Hard words. Hard words
indeed.
There is always a price,
however, when we ignore the plumb lines -- when we don't
live our lives plumb and square and level. The price is
just this: when we ignore the plumb lines, we cannot
remain in right relationship with God or each other or
the world around us. And we cannot be our own best
selves.
So what?
Once -- long ago -- a
shepherd and dresser of sycamores spoke God's words of
rebuke and judgment to the people of Israel. The people
didn't listen and -- some forty years after Amos
prophesied -- the Northern Kingdom fell to the forces of
the Assyrian King.
What can we make of this
now?
Well, perhaps a couple of
things.
First, we have the notion
of God's plumb line.
Amos' repeated calls to justice -- and his condemnation of
oppression -- give us some idea of Amos' understanding of
the plumb line: the plumb line is justice (as the
founders of our country said) "for all."
As Christians -- those
who live in the time after the birth of the promised
Messiah -- we might name the plumb line as Jesus'
exhortation in the Gospel of Mark:
"You shall love the
Lord your God with all your heart and with
all your soul and
with all your mind and with all your strength . . .
(and) you shall love your neighbor as yourself.
Mark 12: 30, 31a
(NRSV)
However we name it, it is
important to remember that God has standards.

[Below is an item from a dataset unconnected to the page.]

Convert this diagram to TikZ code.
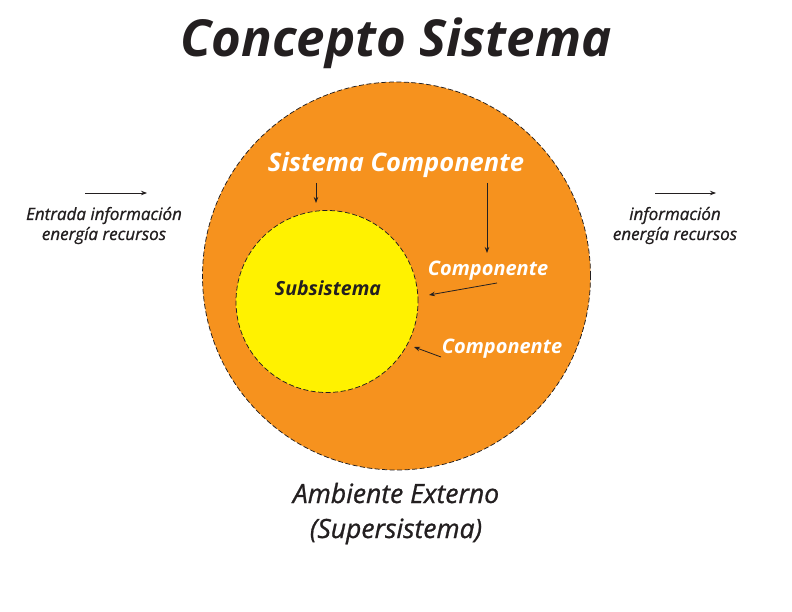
\documentclass[tikz,border=0pt]{standalone}
\usepackage{fontspec}
\setmainfont{Open Sans}
\newfontfamily\semifont{Open Sans}[ItalicFeatures={FakeBold=0.9}]
\usetikzlibrary{arrows.meta}
\definecolor{orng}{HTML}{F6921E}
\definecolor{yell}{HTML}{FFF200}
\definecolor{ink}{HTML}{231F20}
\tikzset{
  lbl/.style={text=ink, inner sep=0pt, anchor=base},
  wlbl/.style={text=white, inner sep=0pt, anchor=base},
  ptr/.style={draw=ink, line width=0.8pt, -{Stealth[length=6pt,width=4.5pt]}},
  ring/.style={draw=ink, dash pattern=on 5pt off 2.5pt, line width=0.75pt}
}
\begin{document}
\begin{tikzpicture}[x=1pt,y=-1pt]
\useasboundingbox (0,0) rectangle (792,612);
\fill[white] (0,0) rectangle (792,612);
% circles
\node[ring, circle, fill=orng, minimum size=388pt, inner sep=0pt] (outer) at (396.5,276) {};
\node[ring, circle, fill=yell, minimum size=182pt, inner sep=0pt] (inner) at (327,301.5) {};
% title
\node[lbl, font=\fontsize{51}{56}\selectfont\bfseries\itshape] (title) at (396,57) {Concepto Sistema};
% labels
\node[wlbl, font=\fontsize{25.5}{28}\selectfont\bfseries\itshape] (sc) at (396,172) {Sistema Componente};
\node[lbl, font=\fontsize{19.5}{22}\selectfont\bfseries\itshape] (sub) at (328,295) {Subsistema};
\node[wlbl, font=\fontsize{20}{22}\selectfont\bfseries\itshape] (c1) at (488,276) {Componente};
\node[wlbl, font=\fontsize{20}{22}\selectfont\bfseries\itshape] (c2) at (502,353) {Componente};
\node[lbl, font=\semifont\fontsize{17}{20}\selectfont\itshape] (in1) at (104,220) {Entrada información};
\node[lbl, font=\semifont\fontsize{17}{20}\selectfont\itshape] (in2) at (104,240) {energía recursos};
\node[lbl, font=\semifont\fontsize{17}{20}\selectfont\itshape] (out1) at (675,220) {información};
\node[lbl, font=\semifont\fontsize{17}{20}\selectfont\itshape] (out2) at (675,240) {energía recursos};
\node[lbl, font=\semifont\fontsize{26.5}{30}\selectfont\itshape] (amb1) at (396,503) {Ambiente Externo};
\node[lbl, font=\semifont\fontsize{26.5}{30}\selectfont\itshape] (amb2) at (396,538) {(Supersistema)};
% arrow coordinates
\coordinate (a1s) at (316,183); \coordinate (a1e) at (316,203);
\coordinate (a2s) at (487,183); \coordinate (a2e) at (487,253);
\coordinate (a3s) at (497,283); \coordinate (a3e) at (429,295);
\coordinate (a4s) at (441,357); \coordinate (a4e) at (414,347);
\coordinate (l1s) at (85,193); \coordinate (l1e) at (147,193);
\coordinate (r1s) at (655,193); \coordinate (r1e) at (716,193);
\draw[ptr] (a1s) -- (a1e);
\draw[ptr] (a2s) -- (a2e);
\draw[ptr] (a3s) -- (a3e);
\draw[ptr] (a4s) -- (a4e);
\draw[ptr] (l1s) -- (l1e);
\draw[ptr] (r1s) -- (r1e);
\end{tikzpicture}
\end{document}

We have -- as the Gospel lesson reminds us -- been
adopted into God's family. And -- as members of God's
family -- we are called to live up to God's standards.
And we are also
called to continuously examine all of society's standards
in light of God's ongoing revelation, else we get (as in
the case of segrega-tion) ossified and stuck in societal
norms that have nothing to do with the will of God.

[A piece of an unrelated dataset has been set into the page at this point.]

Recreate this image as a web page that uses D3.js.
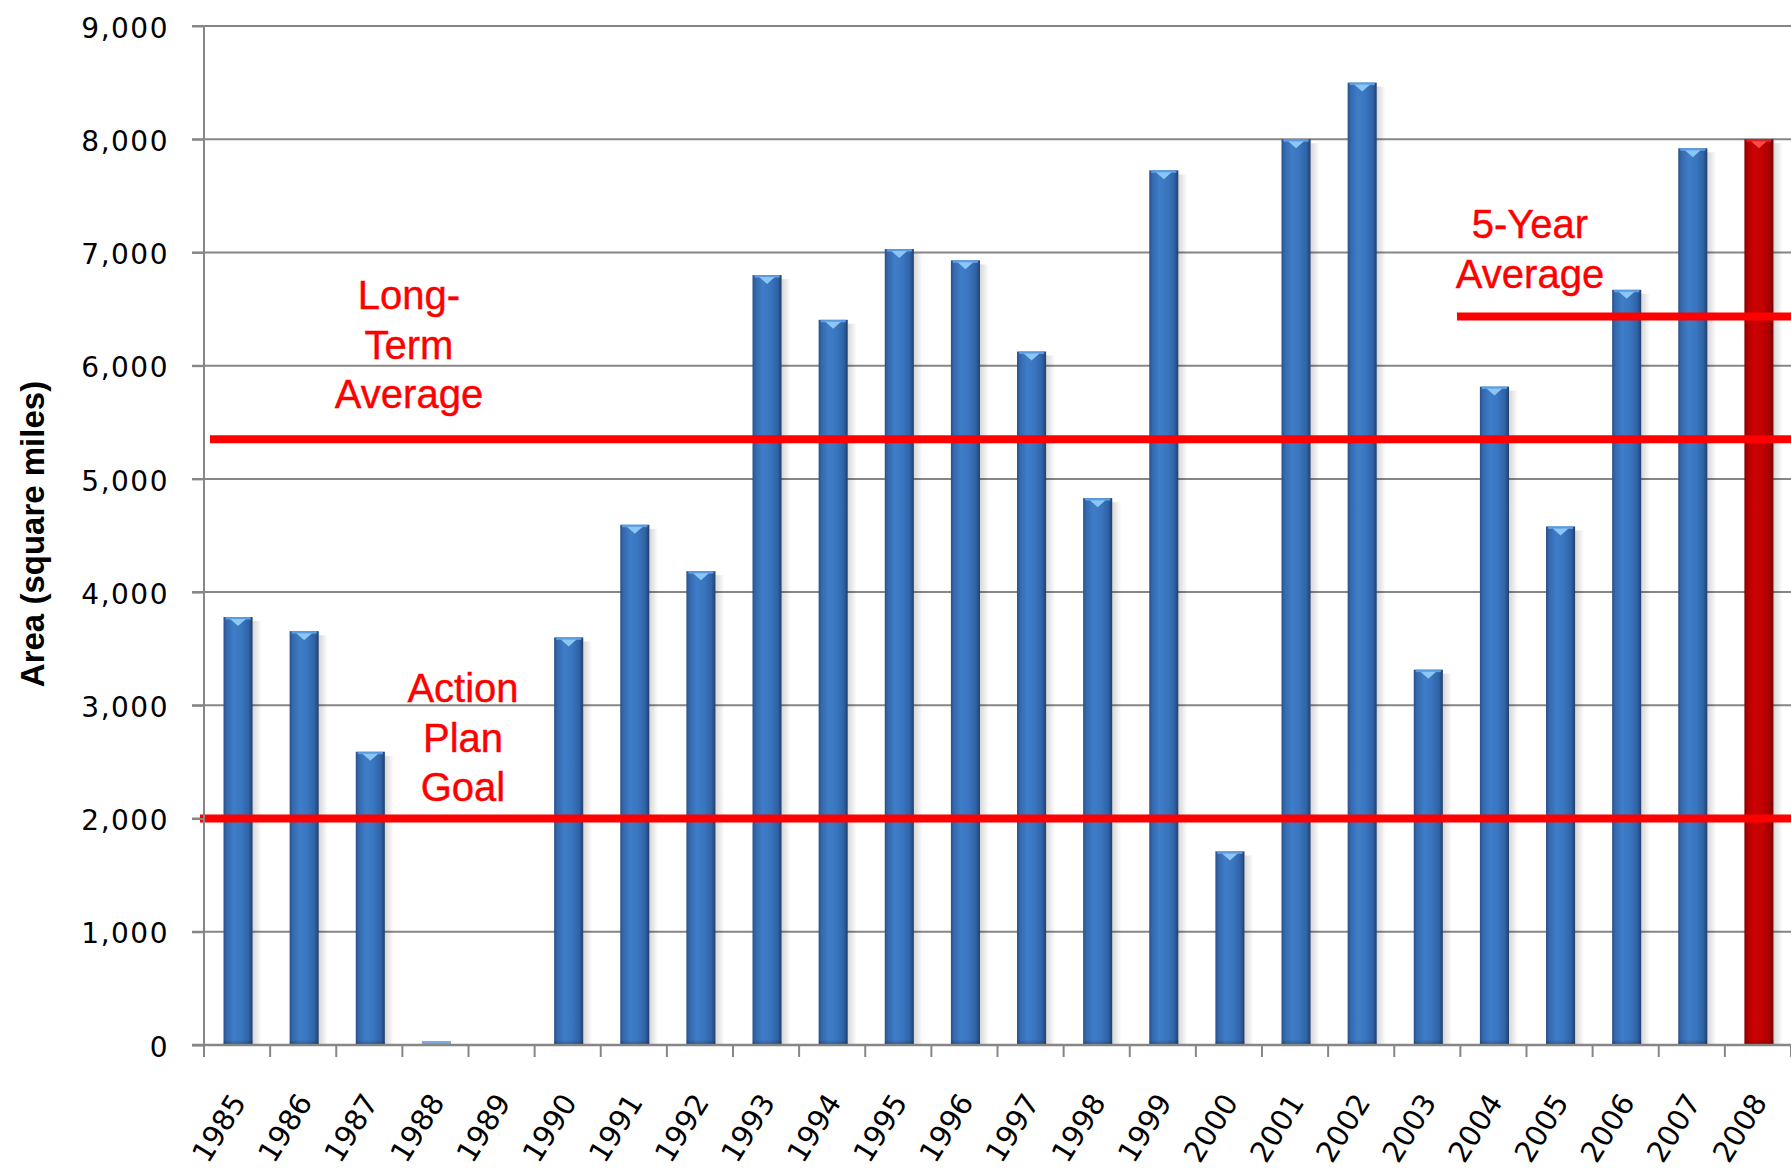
<!DOCTYPE html>
<html><head><meta charset="utf-8">
<script src="https://cdn.jsdelivr.net/npm/d3@7"></script>
<style>body{margin:0;background:#fff;overflow:hidden}</style>
</head><body>
<svg id="chart" width="1791" height="1170"></svg>
<script>
// ---- data ----
const years = ["1985","1986","1987","1988","1989","1990","1991","1992","1993","1994","1995","1996",
               "1997","1998","1999","2000","2001","2002","2003","2004","2005","2006","2007","2008"];
const areaValues = [3780, 3655, 2590, 35, 0, 3600, 4595, 4185, 6800, 6405, 7030, 6930,
                    6125, 4830, 7725, 1710, 8000, 8500, 3315, 5815, 4580, 6670, 7920, 8000];
const highlightYear = "2008";
const yTickValues = [0,1000,2000,3000,4000,5000,6000,7000,8000,9000];
const refLineValues = [5350, 2000, 6435];
const refLineLabels = [["Long-","Term","Average"],["Action","Plan","Goal"],["5-Year","Average"]];
const yAxisTitle = "Area (square miles)";

(function(){
// ---- layout ----
const plotL = 204, plotR = 1791, plotT = 26, plotB = 1045;
const svg = d3.select("#chart");

const x = d3.scaleBand().domain(years).range([plotL, plotR]).padding(0);
const y = d3.scaleLinear().domain([0, 9000]).range([plotB, plotT]);
const barW = x.bandwidth() * 0.44;

const defs = svg.append("defs");
function hGrad(id, stops){
  const g = defs.append("linearGradient").attr("id", id).attr("x1","0%").attr("x2","100%").attr("y1","0%").attr("y2","0%");
  stops.forEach(s => g.append("stop").attr("offset", s[0]).attr("stop-color", s[1]).attr("stop-opacity", s[2] == null ? 1 : s[2]));
}
hGrad("blueGrad", [["0%","#284f86"],["10%","#3468ad"],["35%","#3f7dc8"],["60%","#3a76c0"],["86%","#2f63a6"],["100%","#223f6c"]]);
hGrad("redGrad",  [["0%","#860000"],["10%","#b40000"],["35%","#cc0202"],["60%","#c40000"],["86%","#a80000"],["100%","#6e0000"]]);
hGrad("shadowGrad", [["0%","#000",0.16],["100%","#000",0]]);
const vg = defs.append("linearGradient").attr("id","bottomGrad").attr("x1","0%").attr("x2","0%").attr("y1","0%").attr("y2","100%");
vg.append("stop").attr("offset","0%").attr("stop-color","#000").attr("stop-opacity",0);
vg.append("stop").attr("offset","100%").attr("stop-color","#000").attr("stop-opacity",0.3);

// ---- gridlines ----
svg.append("g").selectAll("line").data(yTickValues).join("line")
  .attr("x1", plotL - 12).attr("x2", plotR)
  .attr("y1", d => y(d)).attr("y2", d => y(d))
  .attr("stroke", "#868686").attr("stroke-width", 2);

// ---- bars ----
const data = years.map((yr, i) => ({year: yr, value: areaValues[i]})).filter(d => d.value > 0);
const bars = svg.append("g").selectAll("g").data(data).join("g");
const bx = d => x(d.year) + (x.bandwidth() - barW) / 2 + 1;

bars.append("rect")
  .attr("x", d => bx(d) + barW).attr("y", d => y(d.value) + 4)
  .attr("width", 9).attr("height", d => Math.max(0, plotB - y(d.value) - 4))
  .attr("fill", "url(#shadowGrad)");

bars.append("rect")
  .attr("x", bx).attr("y", d => y(d.value))
  .attr("width", barW).attr("height", d => plotB - y(d.value))
  .attr("fill", d => {
    if (plotB - y(d.value) < 10) return "#7fa8da";
    return d.year === highlightYear ? "url(#redGrad)" : "url(#blueGrad)";
  });

const tall = bars.filter(d => plotB - y(d.value) >= 10);
tall.append("rect")
  .attr("x", bx).attr("y", d => plotB - 5)
  .attr("width", barW).attr("height", 5)
  .attr("fill", "url(#bottomGrad)");
tall.append("rect")
  .attr("x", d => bx(d) + 2).attr("y", d => y(d.value))
  .attr("width", barW - 4).attr("height", 2.5)
  .attr("fill", d => d.year === highlightYear ? "#e02020" : "#5b9be2");
tall.append("path")
  .attr("d", d => {
    const cx = bx(d) + barW / 2, t = y(d.value) + 2;
    return `M${cx - barW*0.27},${t} L${cx + barW*0.27},${t} L${cx},${t + 7} Z`;
  })
  .attr("fill", d => d.year === highlightYear ? "#ff4a4a" : "#8cc6f4");

// ---- reference lines ----
const refStarts = [210, 200, 1457];
svg.append("g").selectAll("line").data(refLineValues).join("line")
  .attr("x1", (d, i) => refStarts[i]).attr("x2", plotR)
  .attr("y1", d => y(d)).attr("y2", d => y(d))
  .attr("stroke", "#ff0000").attr("stroke-width", 8);

// ---- annotation texts ----
const labelPos = [{cx: 409, b: 309}, {cx: 463, b: 702}, {cx: 1530, b: 238}];
refLineLabels.forEach((lines, i) => {
  const t = svg.append("text")
    .attr("text-anchor", "middle")
    .attr("font-family", "'Liberation Sans', Arial, sans-serif")
    .attr("font-size", 40).attr("fill", "#ff0000")
    .attr("stroke", "#ff0000").attr("stroke-width", 0.4);
  lines.forEach((ln, j) => {
    t.append("tspan").attr("x", labelPos[i].cx).attr("y", labelPos[i].b + j * 49.5).text(ln);
  });
});

// ---- y axis ----
const yAxis = d3.axisLeft(y).tickValues(yTickValues).tickFormat(d3.format(",")).tickSize(12).tickPadding(23).tickSizeOuter(0);
const ya = svg.append("g").attr("transform", `translate(${plotL},0)`).call(yAxis);
ya.select(".domain").remove();
ya.selectAll(".tick line").attr("stroke", "#868686").attr("stroke-width", 2);
ya.selectAll(".tick text")
  .attr("font-family", "'DejaVu Sans', Verdana, sans-serif")
  .attr("font-size", 28).attr("letter-spacing", 1.5).attr("fill", "#000")
  .attr("dy", "0.40em");
svg.append("line").attr("x1", plotL).attr("x2", plotL).attr("y1", y(9000) - 1).attr("y2", plotB + 12)
  .attr("stroke", "#868686").attr("stroke-width", 2);

// ---- x axis ----
svg.append("line").attr("x1", plotL - 12).attr("x2", plotR).attr("y1", plotB).attr("y2", plotB)
  .attr("stroke", "#868686").attr("stroke-width", 2.5);
const boundaries = d3.range(years.length + 1).map(i => plotL + i * x.step());
svg.append("g").selectAll("line").data(boundaries).join("line")
  .attr("x1", d => d).attr("x2", d => d).attr("y1", plotB).attr("y2", plotB + 12)
  .attr("stroke", "#868686").attr("stroke-width", 2);

svg.append("g").selectAll("text").data(years).join("text")
  .attr("transform", d => `translate(${x(d) + x.bandwidth()/2 + 10},${plotB + 57}) rotate(-58)`)
  .attr("text-anchor", "end")
  .attr("font-family", "'DejaVu Sans', Verdana, sans-serif")
  .attr("font-size", 29).attr("fill", "#000")
  .text(d => d);

// ---- y axis title ----
svg.append("text")
  .attr("transform", `translate(44,534) rotate(-90)`)
  .attr("text-anchor", "middle")
  .attr("font-family", "'Liberation Sans', Arial, sans-serif")
  .attr("font-weight", "bold").attr("font-size", 33).attr("fill", "#000")
  .text(yAxisTitle);
})();
</script>
</body></html>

Matters of taste and preference are not matters of truth.
A second learning
is this -- the plumb lines free us to become our own
best selves. The plumb lines keep us in right
relationship to each other, to the world around us, and --
especially -- to God. God's plumb line is not there to
impinge on our behavior, but to allow us to become who God
intended us to be at the moment God spoke us into being.
A third key learning
from Amos could be just this: God calls regular people
(that's you, that's me, that's all of us) to speak the
truth of the plumb line to a world that can easily
forget.
Amos tells Amaziah, the
priest of Bethel,
"I am no prophet, nor a
prophet's son: but I am a herdsman, and a dresser of
sycamore trees, and the Lord took me from following the
flock, and the Lord said to me, 'Go, prophesy to my
people Israel.' "
Amos 7: 14a, 15
(NRSV)
Amos is regular folk -- a
shepherd and part time tree-cutter. But he pays attention
to what is going on around him. And he raises his hand to
speak when what he sees is not what he knows to be God's
deep desire.
As we sit here, now, in
Winston-Salem, God is calling us to speak out about the
things we see that are out-of-plumb, off-square,
un-level. I don't know what you will see -- and I may not
even agree with you -- but each of us is called to name
the things that (in our judgment) are contrary to God's
plumb line. And God calls us -- beyond naming -- to act
on those injustices.
Perhaps God is calling
you to rectify injustices in educational opportunities
working with the Augustine project.
Perhaps God wants you to
serve the most vulnerable of our city by working in
Kid's Café.
Maybe God is calling you
-- as God has evidently called John Shields -- to
become a hairdresser to the stars (and the prisoners)
by donating shampoo to the Forsyth County Jail.
Could God even be
calling you to lobby for -- of all things -- a tax
increase . . . a tax increase that would allow local
authorities to see their way clear to funding healthcare
for the poorest of our citizens?
I do not know. I simply
know this: the God we serve -- the God of Abraham, Isaac
and Jacob, the God of Rebekah and Sarah and Leah -- is a
God of justice and love. And God calls us to live by plumb
lines that keep us in right relationship with God and
each other and the world around us. And -- in doing
this -- we become our own best selves.
As you participate in the
Eucharist, remember that you take into yourself the body
of Christ -- Christ who -- in love and obedience -- died
for you.
In your own love and
obedience, go forth from here to proclaim God's plumb
lines of justice and love to a dark and hurting world.